The Guardian, 21 October 2015

The naming of storms is a difficult matter, as TS Eliot might have said, if he hadn’t been so distracted by cats. Only last year, scientists discovered that Americans failed to take storms seriously when the weather system was given a female name. The most lethal female-named hurricanes have notched up almost twice the death toll of their male-named counterparts because, one presumes, too many Americans have assumed that lady-storms are just making a fuss about nothing and can safely be ignored until they go off in a huff.

Not to be left off the weather-naming bandwagon, the Met Office and Met Eireann have decided that Britain and Ireland should have named storms too. No longer will we have to shake futile fists at an anonymous sky. Now, when we have left the house without an umbrella and found ourselves soaked to the skin, we will know who to blame, whether it is Abigail, Barney or Clodagh. Sadly, the naming conventions preclude the use of the letter Z, or we could, like the Greeks did a couple of millennia before us, decide that it is Zeus who is responsible for the thunderbolts.

If your first thought is why we would need to start naming weather systems now, when we’ve managed perfectly well describing it as ‘that bloody rain’ for centuries, we are of one mind. But the Met Office has an answer: ‘The naming of storms using a single authoritative system should aid the communication of approaching severe weather through media partners and other government agencies.’ Suddenly, the lack of warning for 1987 hurricane makes sense. Poor Michael Fish was probably calling it ‘Barry,’ while Wincey Willis no doubt referred to all storms as ‘Elaine’ (after a bracing encounter with Elaine Paige in the TV-am green room).

I already think most weather forecasters are children’s TV presenters who refused to work with glove-puppets. And encouraging them to give names to aspects of the weather can only add to that. So I think I’ll give up watching the forecasts and check my phone to see what the weather will be like. And if I get drenched, I promise not to complain about Desmond.


It’s not often that a government policy has its desired effect, swiftly and measurably. But that is the case with plastic bag usage: Scotland began charging for them a year ago and since then, there has been an 80% reduction in plastic bag use. 650 million fewer plastic bags meandering along the street, clogging up the drains, and ending up in the oceans can only be a good thing. But since Wales started the whole process in 2011, it seems odd that it took England so long to catch up.
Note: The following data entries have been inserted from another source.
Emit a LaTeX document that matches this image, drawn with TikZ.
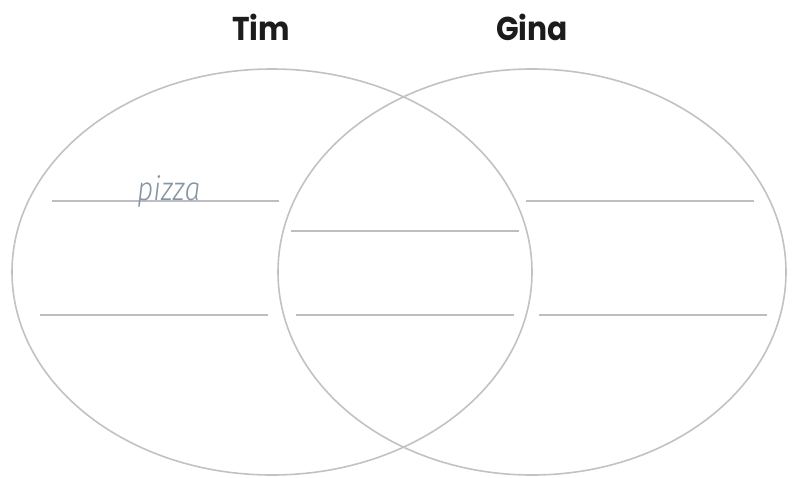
\documentclass[tikz,border=0pt]{standalone}
\usepackage{fontspec}
\usepackage{xcolor}
\usetikzlibrary{positioning}
\newfontfamily\headfont{Poppins}[FakeStretch=0.9]
\newfontfamily\notefont{Fira Sans Light Italic}[FakeStretch=0.86]
\definecolor{vnRing}{HTML}{C2C2C6}
\definecolor{vnRule}{HTML}{BDBDC3}
\definecolor{vnNote}{HTML}{8595A3}
\definecolor{vnHead}{HTML}{1C1C1C}

\begin{document}
\begin{tikzpicture}[
  x=1pt, y=-1pt,
  ring/.style={draw=vnRing,line width=1.6pt},
  rule/.style={draw=vnRule,line width=2pt},
  head/.style={font=\headfont\bfseries\fontsize{33}{38}\selectfont,text=vnHead,anchor=base},
  note/.style={font=\notefont\fontsize{33}{38}\selectfont,text=vnNote,anchor=base west,inner sep=0pt},
]
  \useasboundingbox (0,0) rectangle (795,477);

  % the two sets
  \draw[ring] (272,272) ellipse [x radius=260, y radius=203];
  \draw[ring] (532,272) ellipse [x radius=254, y radius=203];

  \node[head] (tim) at (261,40) {Tim};
  \node[head] (gina) at (532,40) {Gina};

  % writing lines
  \coordinate (l1a) at (52,201);  \coordinate (l1b) at (279,201);
  \coordinate (c1a) at (291,231); \coordinate (c1b) at (519,231);
  \coordinate (r1a) at (526,201); \coordinate (r1b) at (754,201);
  \coordinate (l2a) at (40,315);  \coordinate (l2b) at (268,315);
  \coordinate (c2a) at (296,315); \coordinate (c2b) at (514,315);
  \coordinate (r2a) at (539,315); \coordinate (r2b) at (767,315);
  \draw[rule] (l1a) -- (l1b);
  \draw[rule] (c1a) -- (c1b);
  \draw[rule] (r1a) -- (r1b);
  \draw[rule] (l2a) -- (l2b);
  \draw[rule] (c2a) -- (c2b);
  \draw[rule] (r2a) -- (r2b);

  \node[note] (pizza) at (137,200) {pizza};
\end{tikzpicture}
\end{document}
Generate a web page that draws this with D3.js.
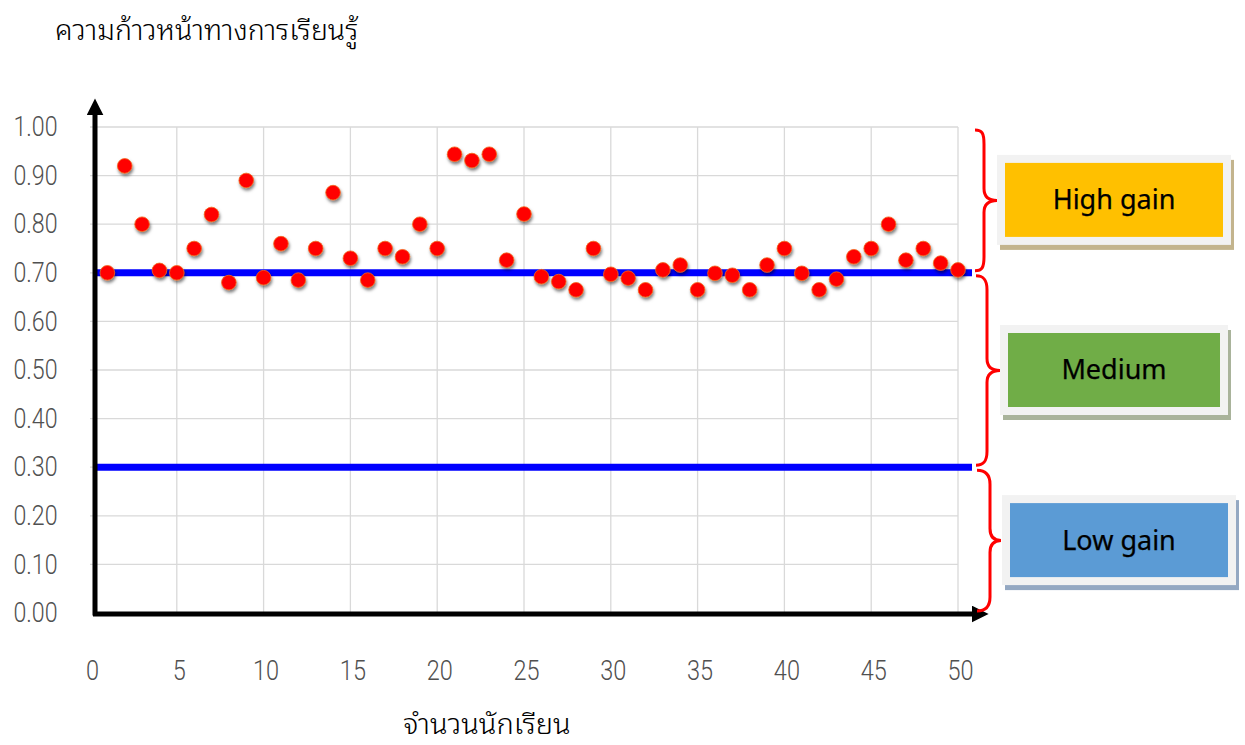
<!DOCTYPE html>
<html>
<head>
<meta charset="utf-8">
<script src="https://cdn.jsdelivr.net/npm/d3@7"></script>
<style>
	body { margin: 0; background: #fff; }
	.tick text { font-family: "Roboto", "Liberation Sans Narrow", sans-serif; font-weight: 300; fill: #505050; }
</style>
</head>
<body>
<div id="chart"></div>
<script>
// ความก้าวหน้าทางการเรียนรู้ ของนักเรียนแต่ละคน (normalized gain)
const students = d3.range(1, 51);
const gains = [
	0.70, 0.92, 0.80, 0.705, 0.70, 0.75, 0.82, 0.68, 0.89, 0.69,
	0.76, 0.685, 0.75, 0.865, 0.73, 0.685, 0.75, 0.733, 0.80, 0.75,
	0.944, 0.931, 0.944, 0.726, 0.821, 0.692, 0.682, 0.665, 0.75, 0.697,
	0.689, 0.665, 0.706, 0.716, 0.665, 0.699, 0.695, 0.665, 0.716, 0.75,
	0.699, 0.665, 0.687, 0.733, 0.75, 0.80, 0.726, 0.75, 0.72, 0.706
];
const thresholds = [0.3, 0.7];
const yTicks = [0, 0.1, 0.2, 0.3, 0.4, 0.5, 0.6, 0.7, 0.8, 0.9, 1.0];
const xTicks = [0, 5, 10, 15, 20, 25, 30, 35, 40, 45, 50];
const levels = ["High gain", "Medium", "Low gain"];
const levelBands = [[1.0, 0.7], [0.7, 0.3], [0.3, 0.0]];
const levelColors = ["#ffc000", "#70ad47", "#5b9bd5"];
const levelShadows = ["#c3b48d", "#a9b39b", "#94a8c2"];

const W = 1245, H = 745;
const svg = d3.select("#chart").append("svg")
	.attr("width", W)
	.attr("height", H);

const x = d3.scaleLinear().domain([0, 50]).range([90, 958]);
const y = d3.scaleLinear().domain([0, 1]).range([613, 127]);

// filters
const defs = svg.append("defs");
defs.append("filter").attr("id", "dotShadow")
	.attr("x", "-50%").attr("y", "-50%").attr("width", "200%").attr("height", "200%")
	.append("feDropShadow")
	.attr("dx", 1).attr("dy", 2.5).attr("stdDeviation", 1.8)
	.attr("flood-color", "#000").attr("flood-opacity", 0.5);
defs.append("marker").attr("id", "arrow")
	.attr("viewBox", "0 0 10 10")
	.attr("refX", 2).attr("refY", 5)
	.attr("markerWidth", 3.4).attr("markerHeight", 3.4)
	.attr("markerUnits", "strokeWidth")
	.attr("orient", "auto")
	.append("path")
	.attr("d", "M0,0 L10,5 L0,10 z")
	.attr("fill", "#000");

// grid
const grid = svg.append("g");
grid.selectAll(".vgrid")
	.data(xTicks.filter(d => d > 0))
	.enter().append("line")
	.attr("x1", d => x(d)).attr("x2", d => x(d))
	.attr("y1", y(0)).attr("y2", y(1))
	.attr("stroke", "#d9d9d9").attr("stroke-width", 1.3);
grid.selectAll(".hgrid")
	.data(yTicks.filter(d => d > 0))
	.enter().append("line")
	.attr("x1", x(0)).attr("x2", x(50))
	.attr("y1", d => y(d)).attr("y2", d => y(d))
	.attr("stroke", "#d9d9d9").attr("stroke-width", 1.3);

// tick labels (condensed light digits)
const yAxis = svg.append("g")
	.attr("transform", "translate(61,0)")
	.call(d3.axisLeft(y).tickValues(yTicks).tickFormat(d3.format(".2f")).tickSize(0).tickPadding(4));
yAxis.select(".domain").remove();
yAxis.selectAll("text")
	.attr("font-size", 27)
	.attr("transform", "scale(0.86,1)");

const xAxis = svg.append("g")
	.attr("transform", "translate(2,660)")
	.call(d3.axisBottom(x).tickValues(xTicks).tickSize(0).tickPadding(0));
xAxis.select(".domain").remove();
xAxis.selectAll("text")
	.attr("font-size", 28)
	.attr("transform", "scale(0.84,1)");

// threshold lines
svg.selectAll(".thr")
	.data(thresholds)
	.enter().append("line")
	.attr("x1", 95).attr("x2", 972)
	.attr("y1", d => y(d)).attr("y2", d => y(d))
	.attr("stroke", "#0000ff").attr("stroke-width", 7);

// axes with arrows
svg.append("line")
	.attr("x1", 95).attr("y1", y(0) + 2.5)
	.attr("x2", 95).attr("y2", 112)
	.attr("stroke", "#000").attr("stroke-width", 5)
	.attr("marker-end", "url(#arrow)");
svg.append("line")
	.attr("x1", 93).attr("y1", y(0) + 1)
	.attr("x2", 975).attr("y2", y(0) + 1)
	.attr("stroke", "#000").attr("stroke-width", 5)
	.attr("marker-end", "url(#arrow)");

// points
svg.append("g").selectAll("circle")
	.data(students)
	.enter().append("circle")
	.attr("cx", (d, i) => x(d))
	.attr("cy", (d, i) => y(gains[i]))
	.attr("r", 7.3)
	.attr("fill", "#ff0000")
	.attr("stroke", "#f4661b")
	.attr("stroke-width", 0.8)
	.attr("filter", "url(#dotShadow)");

// braces
function bracePath(yt, yb, x0, xm, xt) {
	const ym = (yt + yb) / 2;
	return "M" + x0 + "," + yt +
		" C" + (x0 + 7) + "," + yt + " " + xm + "," + (yt + 3) + " " + xm + "," + (yt + 14) +
		" L" + xm + "," + (ym - 12) +
		" C" + xm + "," + (ym - 3) + " " + (xm + 5) + "," + ym + " " + xt + "," + ym +
		" C" + (xm + 5) + "," + ym + " " + xm + "," + (ym + 3) + " " + xm + "," + (ym + 12) +
		" L" + xm + "," + (yb - 14) +
		" C" + xm + "," + (yb - 3) + " " + (x0 + 7) + "," + yb + " " + x0 + "," + yb;
}
const braceX = [[975, 984, 997], [976, 987, 1000], [977, 990, 1001]];
svg.append("g").selectAll("path")
	.data(levelBands)
	.enter().append("path")
	.attr("d", (d, i) => bracePath(y(d[0]) + 3, y(d[1]) - 2, braceX[i][0], braceX[i][1], braceX[i][2]))
	.attr("fill", "none")
	.attr("stroke", "#ff0000")
	.attr("stroke-width", 3);

// legend boxes
const boxX = [997, 1000, 1002];
const boxW = [234, 228, 234];
const legend = svg.append("g").selectAll("g")
	.data(levels)
	.enter().append("g")
	.attr("transform", (d, i) => {
		const cy = (y(levelBands[i][0]) + y(levelBands[i][1])) / 2;
		return "translate(" + boxX[i] + "," + (cy - 45) + ")";
	});
legend.append("rect")
	.attr("x", 3).attr("y", 5)
	.attr("width", (d, i) => boxW[i]).attr("height", 90)
	.attr("fill", (d, i) => levelShadows[i]);
legend.append("rect")
	.attr("x", 0).attr("y", 0)
	.attr("width", (d, i) => boxW[i]).attr("height", 90)
	.attr("fill", "#f2f2f2");
legend.append("rect")
	.attr("x", 8).attr("y", 8)
	.attr("width", (d, i) => boxW[i] - 16).attr("height", 74)
	.attr("fill", (d, i) => levelColors[i]);
legend.append("text")
	.attr("x", (d, i) => boxW[i] / 2)
	.attr("y", 45)
	.attr("dy", "0.35em")
	.attr("text-anchor", "middle")
	.attr("font-family", "'Noto Sans', 'Open Sans', sans-serif")
	.attr("font-weight", 400)
	.attr("font-size", 27)
	.attr("fill", "#000")
	.attr("stroke", "#000")
	.attr("stroke-width", 0.25)
	.text(d => d);

// titles
svg.append("text")
	.attr("x", 55).attr("y", 40)
	.attr("font-family", "'Noto Sans Thai Looped', 'Noto Sans Thai', 'Noto Sans', sans-serif")
	.attr("font-weight", 300)
	.attr("font-size", 28.5)
	.attr("fill", "#000")
	.text("ความก้าวหน้าทางการเรียนรู้");
svg.append("text")
	.attr("x", 487).attr("y", 734)
	.attr("text-anchor", "middle")
	.attr("font-family", "'Noto Sans Thai Looped', 'Noto Sans Thai', 'Noto Sans', sans-serif")
	.attr("font-weight", 300)
	.attr("font-size", 29)
	.attr("fill", "#000")
	.text("จำนวนนักเรียน");
</script>
</body>
</html>
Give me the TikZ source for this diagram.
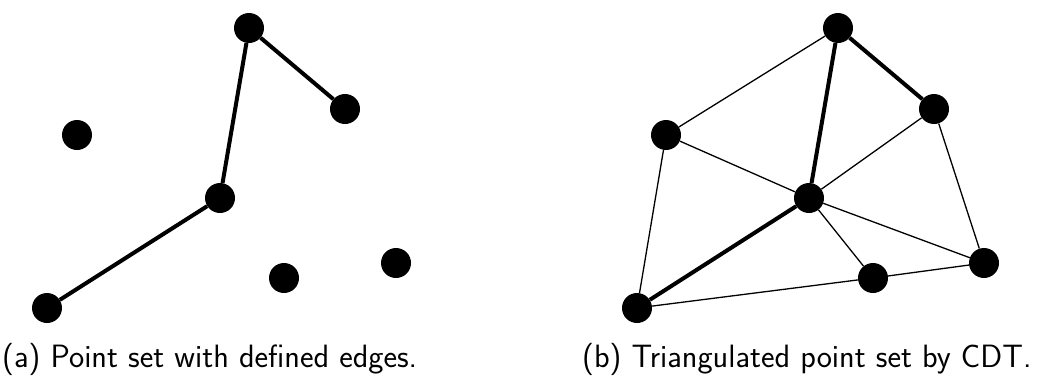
\documentclass[tikz,border=0pt]{standalone}
\usepackage{fontspec}
\newcommand{\capfont}{\fontsize{32.3pt}{38pt}\selectfont\sffamily}
\begin{document}
\begin{tikzpicture}[x=1pt,y=-1pt,
  pt/.style={circle,fill=black,minimum size=30pt,inner sep=0pt},
  thickedge/.style={line width=4pt},
  thinedge/.style={line width=1.3pt},
  captext/.style={anchor=base west,inner sep=0pt}]
\useasboundingbox (0,0) rectangle (1040,383);
% left panel
\node[pt] (a1) at (249,28) {};
\node[pt] (a2) at (345,109) {};
\node[pt] (a3) at (77,135) {};
\node[pt] (a4) at (220,198) {};
\node[pt] (a5) at (47,308) {};
\node[pt] (a6) at (284,278) {};
\node[pt] (a7) at (396,263) {};
\draw[thickedge] (a1) -- (a2);
\draw[thickedge] (a1) -- (a4);
\draw[thickedge] (a4) -- (a5);
% right panel
\node[pt] (b1) at (838,28) {};
\node[pt] (b2) at (934,109) {};
\node[pt] (b3) at (666,135) {};
\node[pt] (b4) at (809,198) {};
\node[pt] (b5) at (637,308) {};
\node[pt] (b6) at (873,278) {};
\node[pt] (b7) at (984,263) {};
\draw[thickedge] (b1) -- (b2);
\draw[thickedge] (b1) -- (b4);
\draw[thickedge] (b4) -- (b5);
\draw[thinedge] (b1) -- (b3);
\draw[thinedge] (b3) -- (b4);
\draw[thinedge] (b3) -- (b5);
\draw[thinedge] (b2) -- (b4);
\draw[thinedge] (b2) -- (b7);
\draw[thinedge] (b4) -- (b7);
\draw[thinedge] (b4) -- (b6);
\draw[thinedge] (b6) -- (b7);
\draw[thinedge] (b5) -- (b6);
% captions
\node[captext] (ca) at (2,367) {\capfont (a) Point set with defined edges.};
\node[captext] (cb) at (582,367) {\capfont (b) Triangulated point set by CDT.};
\end{tikzpicture}
\end{document}
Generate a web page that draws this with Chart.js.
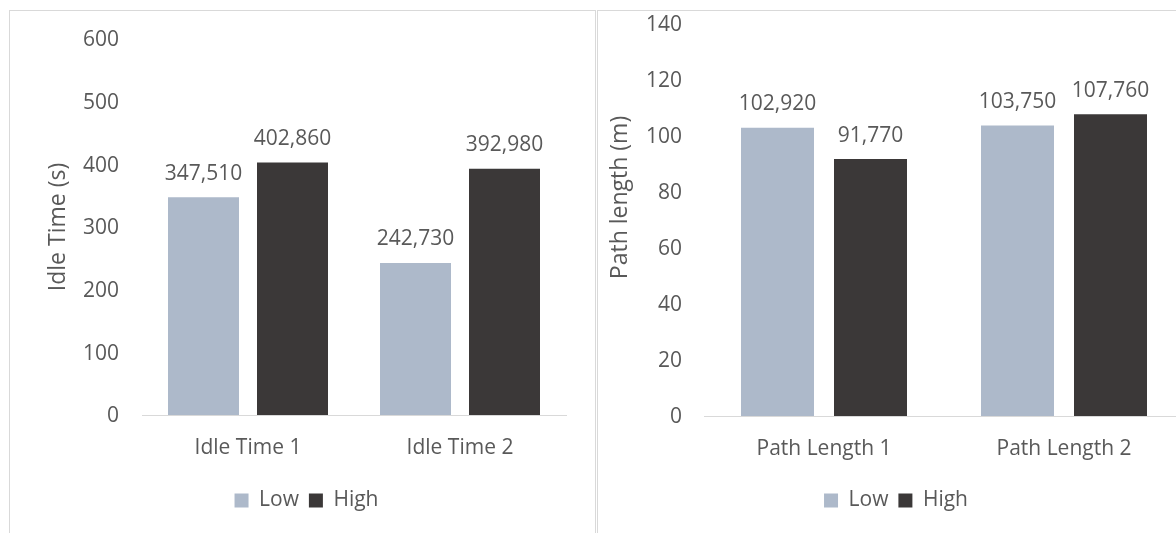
<!DOCTYPE html>
<html>
<head>
<meta charset="utf-8">
<script src="https://cdn.jsdelivr.net/npm/chart.js@4"></script>
<style>
  html, body { margin: 0; padding: 0; background: #fff; width: 1176px; height: 533px; overflow: hidden; }
  .panel { position: absolute; top: 10px; height: 600px; border: 1px solid #d9d9d9; box-sizing: border-box; background: #fff; }
  #idlePanel { left: 9px; width: 587px; }
  #pathPanel { left: 597px; width: 640px; }
  canvas { position: absolute; left: 0; top: 0; }
</style>
</head>
<body>
<div class="panel" id="idlePanel"><canvas id="idleChart" width="584" height="522"></canvas></div>
<div class="panel" id="pathPanel"><canvas id="pathChart" width="620" height="522"></canvas></div>
<script>
// Series names shared by both panels
const seriesNames = ['Low', 'High'];

// Idle time panel
const idleCategories = ['Idle Time 1', 'Idle Time 2'];
const idleLow = [347.51, 242.73];
const idleHigh = [402.86, 392.98];
const idleTicks = [0, 100, 200, 300, 400, 500, 600];

// Path length panel
const pathCategories = ['Path Length 1', 'Path Length 2'];
const pathLow = [102.92, 103.75];
const pathHigh = [91.77, 107.76];
const pathTicks = [0, 20, 40, 60, 80, 100, 120, 140];

const TEXT = '#595959';
const LOW_COLOR = '#adb9ca';
const HIGH_COLOR = '#3b3838';
const FONT = '"Open Sans", "DejaVu Sans", sans-serif';

// Values are shown with a decimal comma and three decimals, e.g. 347,510
function formatValue(v) {
  return v.toFixed(3).replace('.', ',');
}

// Writes each bar's value above it
const valueLabels = {
  id: 'valueLabels',
  afterDatasetsDraw(chart) {
    const ctx = chart.ctx;
    ctx.save();
    ctx.font = '21px ' + FONT;
    ctx.fillStyle = TEXT;
    ctx.textAlign = 'center';
    ctx.textBaseline = 'alphabetic';
    chart.data.datasets.forEach((ds, i) => {
      chart.getDatasetMeta(i).data.forEach((bar, j) => {
        ctx.fillText(formatValue(ds.data[j]), bar.x, bar.y - 17.5);
      });
    });
    ctx.restore();
  }
};

// Rotated value-axis title, placed beside the plot area
const sideTitle = {
  id: 'sideTitle',
  afterDraw(chart, args, opts) {
    if (!opts || !opts.text) return;
    const {left, top, bottom} = chart.chartArea;
    const ctx = chart.ctx;
    ctx.save();
    ctx.translate(left - opts.offset, (top + bottom) / 2 + (opts.shift || 0));
    ctx.rotate(-Math.PI / 2);
    ctx.font = '23px ' + FONT;
    ctx.fillStyle = TEXT;
    ctx.textAlign = 'center';
    ctx.textBaseline = 'middle';
    ctx.fillText(opts.text, 0, 0);
    ctx.restore();
  }
};

function buildChart(canvasId, cfg) {
  return new Chart(document.getElementById(canvasId), {
    type: 'bar',
    data: {
      labels: cfg.categories,
      datasets: [
        { label: seriesNames[0], data: cfg.low, backgroundColor: LOW_COLOR, borderWidth: 0,
          categoryPercentage: cfg.catPct, barPercentage: cfg.barPct },
        { label: seriesNames[1], data: cfg.high, backgroundColor: HIGH_COLOR, borderWidth: 0,
          categoryPercentage: cfg.catPct, barPercentage: cfg.barPct }
      ]
    },
    options: {
      responsive: false,
      animation: false,
      devicePixelRatio: 1,
      layout: { padding: cfg.padding },
      plugins: {
        legend: {
          position: 'bottom',
          labels: {
            boxWidth: 14,
            boxHeight: 14,
            padding: 10,
            color: TEXT,
            font: { family: FONT, size: 21 }
          }
        },
        tooltip: { enabled: false },
        sideTitle: { text: cfg.title, offset: 84, shift: cfg.titleShift }
      },
      scales: {
        x: {
          grid: { display: false, drawTicks: false },
          border: { display: true, color: '#d9d9d9', width: 1 },
          ticks: { color: TEXT, font: { family: FONT, size: 21 }, padding: 20, maxRotation: 0 },
          afterFit(scale) { scale.height = cfg.xHeight; }
        },
        y: {
          min: cfg.ticks[0],
          max: cfg.ticks[cfg.ticks.length - 1],
          // hidden tick marks keep the gap between the numbers and the plot
          grid: { display: false, drawTicks: true, tickLength: cfg.tickGap },
          border: { display: false },
          ticks: { color: TEXT, font: { family: FONT, size: 21 }, padding: 0, labelOffset: 1.5 },
          afterBuildTicks(scale) { scale.ticks = cfg.ticks.map(v => ({ value: v })); },
          afterFit(scale) { scale.width = cfg.yWidth; }
        }
      }
    },
    plugins: [valueLabels, sideTitle]
  });
}

function draw() {
  buildChart('idleChart', {
    categories: idleCategories,
    low: idleLow,
    high: idleHigh,
    ticks: idleTicks,
    title: 'Idle Time (s)',
    titleShift: 0,
    catPct: 178 / 212,
    barPct: 71 / 89,
    padding: { left: 37, right: 28, top: 28, bottom: 12 },
    yWidth: 95,
    xHeight: 65,
    tickGap: 23
  });
  buildChart('pathChart', {
    categories: pathCategories,
    low: pathLow,
    high: pathHigh,
    ticks: pathTicks,
    title: 'Path length (m)',
    titleShift: -22.5,
    catPct: 186 / 240,
    barPct: 73 / 93,
    padding: { left: 10, right: 34, top: 13, bottom: 12 },
    yWidth: 96,
    xHeight: 64,
    tickGap: 22
  });
}

Chart.defaults.font.family = FONT;
Chart.defaults.color = TEXT;

Promise.all([
  document.fonts.load('21px "Open Sans"'),
  document.fonts.load('23px "Open Sans"')
]).then(draw, draw);
</script>
</body>
</html>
Were we too busy carrying our shopping home to change our habits sooner? Or was there a pro-plastic bag lobby whose machinations were invisible to me? I don’t understand why everyone doesn’t prefer fabric bags: they’re much easier to carry, because you can put them over your shoulder. Admittedly, they’re not as effective at choking a seagull, but I thought we’d all decided that was morally wrong?


Young people must get tired of being told how workshy they are. Not least because, according to a new survey, they do more overtime than anyone else. Workers aged 16-24 work longer hours than other age groups; 11% of them do more than 20 hours of overtime a week. The city with the longest average overtime (8 h 43m per week) was Brighton, proving that not everyone in a party town can spend all their time partying.

Perhaps this is, at least in part, because younger workers are so rarely ‘off’: they tend to remain connected – via phone or tablet – to the world of work, so the distinction between the their personal and work lives is eroded. No wonder a third of them have also said they’re hoping to achieve a better work-life balance.